Seamos imitadores de Dios, como hijos queridos… como hijos de la luz. Porque somos hijos queridos de Dios, hemos de ser hijos de la luz, imitadores de este Padre bueno. Amor con amor se paga, y hemos recibido tanto amor… “vivid en el amor como Cristo os amó y se entregó por nosotros a Dios”. Y seamos de los que no tengamos que ponernos colorados por haber caído en lo que dice este cartel que he leído: Prohibido decir te quiero y no demostrarlo.

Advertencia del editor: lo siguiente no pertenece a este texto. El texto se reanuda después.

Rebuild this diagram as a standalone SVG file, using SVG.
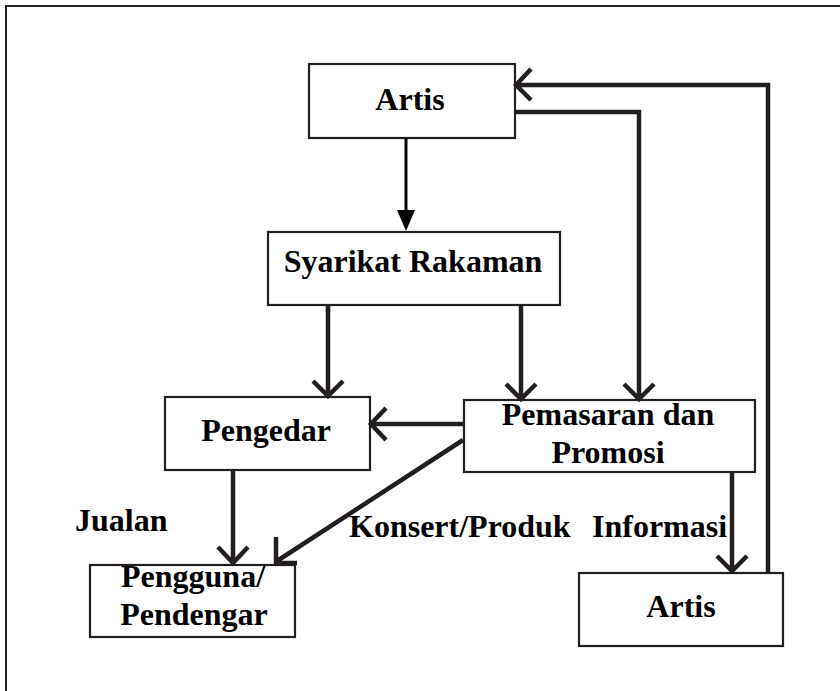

No seamos como los hipócritas que dice el evangelio: tenemos para desatar el buey del pesebre, o arreglar los frenos del coche, o jugar una partida a la Wii todos los días de la semana, ¿no hay que dejar el domingo sobre todo para Dios? Jesús, en este evangelio hace un milagro, movido por la misericordia frente al dolor humano, pero habla también de prioridades. Lo primero es el amor y luego la ley, y no al revés. Pero, también, primero es la ley, es decir, las obligaciones, antes que el ocio. Descuidar las obligaciones es también condenado por Jesús.
Los hijos de la luz son los que se dejan iluminar por Dios, y como consecuencia iluminan a los demás hombres. No tienen luz propia, sino que la reciben de Dios: “a Él sólo la gloria y la alabanza”. Lo contrario es el hombre de las tinieblas, el que vive en la inmoralidad. San Pablo lo retrata bien en su carta a los efesios. Miremos en nuestra oración, o mejor en el balance del día, si tenemos algún rasgo de estos hombres de la oscuridad: indecencia o afán de dinero, chabacanerías, estupideces o frases de doble sentido…
Hoy, nos podemos fijar bien en la luz de las bombillas que iluminan nuestra capilla o lugar de oración. Si se apagan, quedamos a oscuras. Si nos apagamos queda a oscuras la humanidad. Somos pequeños y humildes focos de luz, pero necesarios para el mundo. Iluminemos con nuestras vidas para que otros vean a Cristo.